Today we made a cage for our monarch larvae. We used a tomato cage and netting material. We learned how to do this on the Monarch Watch website. We put the netting all around the tomato cage and tied it on top with some yarn. We have to put a lot of milkweed in there every day. That’s the only thing monarch larvae will eat. They are very picky eaters!
As we observed the monarch larvae daily, we continued to record our observations. Much of what my students wrote reflected simple observations:
“The caterpillars are eating a lot of milkweed.”
“They are growing a lot.”
“They are getting longer.”
“They are getting fatter.”
“My caterpillar made its chrysalis today!”
Finally, on a beautiful, sunny day in late September, I took a group of students outside on the playground to release our adult monarch butterflies. Each student had an opportunity to say something to the monarchs before we released them.
When we returned to our classroom, we collaborative composed and typed this brief piece describing our ceremony:
Butterfly, you are very beautiful! We wish you safe travels to Mexico. Please take some time to rest before you go. Mexico is a long way away. Migration is hard work! You have a very long journey ahead of you.
This process of bridging nonfiction writing with scientific inquiry is a lot of work as it takes place in the context of managing 6-8 students with significant/multiple disabilities. It takes up my personal time in the evenings and weekends as I drive around in search of milkweed along highways and construction sites. Needless to say, there have been many times when I have questioned whether it is worth all of the trouble, but in the end I always reach the same conclusion – it is definitely worth the trouble! Of course, things do not always go smoothly: the larvae may fail to develop; there is never enough time in the school day for meaningful observation and reflection; and we are constantly interrupted by therapies and various medical procedures. Yet despite all these frustrations, this experience provides rich opportunities for learning and nonfiction writing. In fact, it is often this study which grounds us.
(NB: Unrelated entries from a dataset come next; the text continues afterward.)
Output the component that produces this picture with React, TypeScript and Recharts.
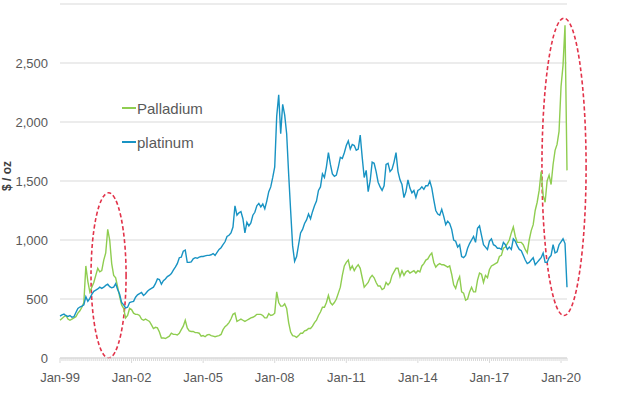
import React from "react";
import {
  LineChart,
  Line,
  XAxis,
  YAxis,
  CartesianGrid,
  Legend,
  ReferenceArea,
} from "recharts";

// Monthly samples starting Jan 1999 (last points densify the Feb–Mar 2020 move)
const startYear = 1999;

const platinum = [
  // 1999
  355, 365, 372, 358, 352, 360, 345, 350, 385, 420, 432, 440,
  // 2000
  450, 520, 480, 505, 540, 565, 575, 585, 600, 590, 600, 615,
  // 2001
  625, 605, 595, 600, 630, 580, 540, 470, 450, 425, 430, 470,
  // 2002
  475, 480, 515, 535, 545, 555, 530, 545, 565, 580, 590, 600,
  // 2003
  630, 670, 665, 625, 655, 670, 690, 700, 715, 745, 770, 800,
  // 2004
  850, 855, 905, 915, 810, 810, 815, 840, 850, 845, 855, 860,
  // 2005
  860, 865, 870, 870, 875, 885, 870, 895, 920, 935, 960, 985,
  // 2006
  1030, 1040, 1060, 1110, 1290, 1210, 1230, 1240, 1180, 1060, 1150, 1120,
  // 2007
  1145, 1210, 1235, 1290, 1310, 1280, 1305, 1265, 1330, 1410, 1450, 1530,
  // 2008
  1620, 2050, 2230, 1900, 2150, 2060, 1900, 1560, 1250, 950, 820, 860,
  // 2009
  960, 1060, 1090, 1140, 1170, 1220, 1180, 1240, 1290, 1330, 1420, 1450,
  // 2010
  1560, 1530, 1620, 1740, 1640, 1560, 1540, 1550, 1620, 1700, 1690, 1740,
  // 2011
  1800, 1840, 1770, 1810, 1800, 1760, 1770, 1890, 1700, 1530, 1590, 1410,
  // 2012
  1500, 1660, 1650, 1580, 1490, 1450, 1420, 1460, 1640, 1650, 1580, 1600,
  // 2013
  1660, 1740, 1580, 1510, 1470, 1360, 1410, 1510, 1440, 1400, 1420, 1360,
  // 2014
  1420, 1430, 1450, 1430, 1460, 1460, 1500, 1440, 1340, 1250, 1220, 1210,
  // 2015
  1260, 1200, 1130, 1160, 1140, 1090, 1000, 990, 940, 960, 860, 850,
  // 2016
  870, 930, 970, 1000, 1030, 980, 1100, 1120, 1040, 960, 940, 920,
  // 2017
  990, 1010, 960, 950, 930, 930, 920, 980, 960, 920, 940, 920,
  // 2018
  1010, 990, 950, 920, 910, 870, 830, 800, 810, 830, 850, 790,
  // 2019
  810, 830, 850, 890, 810, 810, 850, 870, 960, 890, 900, 960,
  // 2020
  985, 1010, 970, 600,
];

const palladium = [
  // 1999
  320, 335, 350, 360, 330, 320, 330, 340, 350, 380, 400, 430,
  // 2000
  470, 780, 650, 560, 600, 640, 700, 760, 730, 740, 830, 890,
  // 2001
  1090, 1000, 800, 700, 680, 600, 520, 450, 420, 340, 360, 420,
  // 2002
  410, 380, 370, 370, 360, 330, 320, 330, 320, 310, 280, 250,
  // 2003
  260, 255, 220, 170, 170, 165, 175, 185, 210, 200, 200, 195,
  // 2004
  210, 240, 270, 320, 255, 230, 225, 225, 215, 215, 210, 185,
  // 2005
  190, 180, 195, 200, 190, 185, 180, 185, 190, 200, 240, 265,
  // 2006
  280, 300, 330, 370, 380, 310, 320, 330, 320, 310, 320, 330,
  // 2007
  340, 345, 355, 370, 370, 370, 360, 340, 340, 375, 360, 365,
  // 2008
  380, 560, 470, 440, 440, 460, 420, 300, 220, 190, 185, 175,
  // 2009
  190, 210, 210, 230, 235, 250, 250, 270, 300, 320, 360, 390,
  // 2010
  430, 430, 470, 530, 470, 450, 470, 500, 550, 600, 700, 780,
  // 2011
  810, 830, 750, 780, 740, 770, 790, 760, 680, 600, 620, 640,
  // 2012
  680, 700, 680, 640, 610, 610, 580, 590, 640, 620, 640, 700,
  // 2013
  730, 760, 760, 690, 740, 700, 730, 740, 720, 730, 740, 720,
  // 2014
  740, 730, 780, 800, 830, 840, 870, 890, 810, 770, 790, 800,
  // 2015
  790, 790, 780, 770, 780, 710, 620, 590, 650, 690, 560, 550,
  // 2016
  490, 500, 560, 600, 560, 560, 660, 720, 710, 640, 700, 680,
  // 2017
  750, 780, 790, 800, 810, 860, 870, 930, 940, 970, 1000, 1060,
  // 2018
  1110, 1030, 980, 980, 980, 960, 920, 890, 1000, 1080, 1130, 1250,
  // 2019
  1320, 1420, 1580, 1380, 1320, 1500, 1550, 1470, 1640, 1760, 1810, 1920,
  // 2020
  2300, 2480, 2820, 1590,
];

const yTicks = [0, 500, 1000, 1500, 2000, 2500];
const majorYears = [1999, 2002, 2005, 2008, 2011, 2014, 2017, 2020];
const majorLabels = ["Jan-99", "Jan-02", "Jan-05", "Jan-08", "Jan-11", "Jan-14", "Jan-17", "Jan-20"];

const data = platinum.map((p, i) => ({
  t: startYear + i / 12,
  palladium: palladium[i],
  platinum: p,
}));

const monthTicks = data.map((d) => d.t);

const FONT = '"Liberation Sans", Arial, sans-serif';
const GREEN = "#8fcd50";
const BLUE = "#1893c3";
const RED = "#e2334a";
const GRID = "#d9d9d9";
const TEXT = "#595959";

const XTick = (props: any) => {
  const { x, y, payload } = props;
  const m = Math.round((payload.value - startYear) * 12);
  const yearIdx = majorYears.indexOf(startYear + m / 12);
  const major = yearIdx >= 0;
  return (
    <g>
      <line x1={x} x2={x} y1={y} y2={y + (major ? 5 : 3)} stroke={GRID} strokeWidth={1} />
      {major && (
        <text x={x} y={y + 24} textAnchor="middle" fill={TEXT} fontSize={13} fontFamily={FONT}>
          {majorLabels[yearIdx]}
        </text>
      )}
    </g>
  );
};

const EllipseShape = (props: any) => {
  const { x, y, width, height } = props;
  return (
    <ellipse
      cx={x + width / 2}
      cy={y + height / 2}
      rx={Math.abs(width) / 2}
      ry={Math.abs(height) / 2}
      fill="none"
      stroke={RED}
      strokeWidth={1.6}
      strokeDasharray="4 2.5"
    />
  );
};

const renderLegend = (props: any) => {
  const { payload } = props;
  return (
    <div>
      {(payload || []).map((p: any) => (
        <div key={p.value} style={{ display: "flex", alignItems: "center", height: 34 }}>
          <span style={{ display: "inline-block", width: 14, height: 1.5, background: p.color, marginRight: 1 }} />
          <span style={{ fontFamily: FONT, fontSize: 15, color: TEXT, lineHeight: "15px" }}>{p.value}</span>
        </div>
      ))}
    </div>
  );
};

const YLabel = () => (
  <text
    x={11}
    y={176}
    transform="rotate(-90, 11, 176)"
    textAnchor="middle"
    fill="#404040"
    fontSize={12}
    fontWeight="bold"
    fontFamily={FONT}
  >
    $ / oz
  </text>
);

export default function App() {
  return (
    <div style={{ width: 640, height: 399, position: "relative" }}>
      <style>{`body{margin:0;}`}</style>
      <LineChart
        width={640}
        height={399}
        data={data}
        margin={{ top: 4, right: 73, bottom: 11, left: 0 }}
      >
        <CartesianGrid vertical={false} stroke={GRID} />
        <XAxis
          dataKey="t"
          type="number"
          domain={[1999, 2020.25]}
          ticks={monthTicks}
          interval={0}
          tick={<XTick />}
          tickLine={false}
          tickSize={0}
          tickMargin={0}
          axisLine={{ stroke: GRID }}
          height={30}
        />
        <YAxis
          domain={[0, 3000]}
          ticks={yTicks}
          tickFormatter={(v: number) => v.toLocaleString("en-US")}
          axisLine={false}
          tickLine={false}
          tickSize={0}
          tickMargin={12}
          width={60}
          tick={{ fill: TEXT, fontSize: 13, fontFamily: FONT }}
          label={<YLabel />}
        />
        <Legend
          layout="vertical"
          align="center"
          verticalAlign="middle"
          content={renderLegend}
          wrapperStyle={{ position: "absolute", left: 122, top: 91, width: 120, height: 68 }}
        />
        <Line
          type="linear"
          dataKey="palladium"
          name="Palladium"
          stroke={GREEN}
          strokeWidth={1.4}
          dot={false}
          isAnimationActive={false}
        />
        <Line
          type="linear"
          dataKey="platinum"
          name="platinum"
          stroke={BLUE}
          strokeWidth={1.4}
          dot={false}
          isAnimationActive={false}
        />
        <ReferenceArea
          x1={2000.3}
          x2={2001.77}
          y1={0}
          y2={1400}
          ifOverflow="visible"
          shape={<EllipseShape />}
        />
        <ReferenceArea
          x1={2019.2}
          x2={2021.05}
          y1={360}
          y2={2880}
          ifOverflow="visible"
          shape={<EllipseShape />}
        />
      </LineChart>
    </div>
  );
}
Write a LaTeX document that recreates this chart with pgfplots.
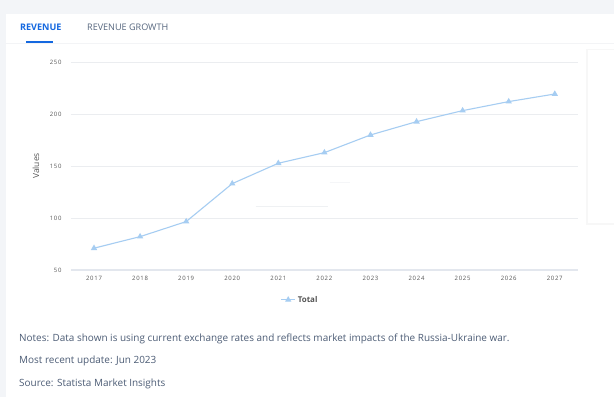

Through our collaborative, hands-on approach to nonfiction writing tied to a science unit on butterfly metamorphosis, my students with significant/multiple disabilities constructed their knowledge about monarchs and communicated their understandings to others via butterfly journals, photographs, and text. They wrote in academic language and used grade-appropriate, content vocabulary; further they included non-textual nonfiction features in their pieces to communicate what they knew about this topic.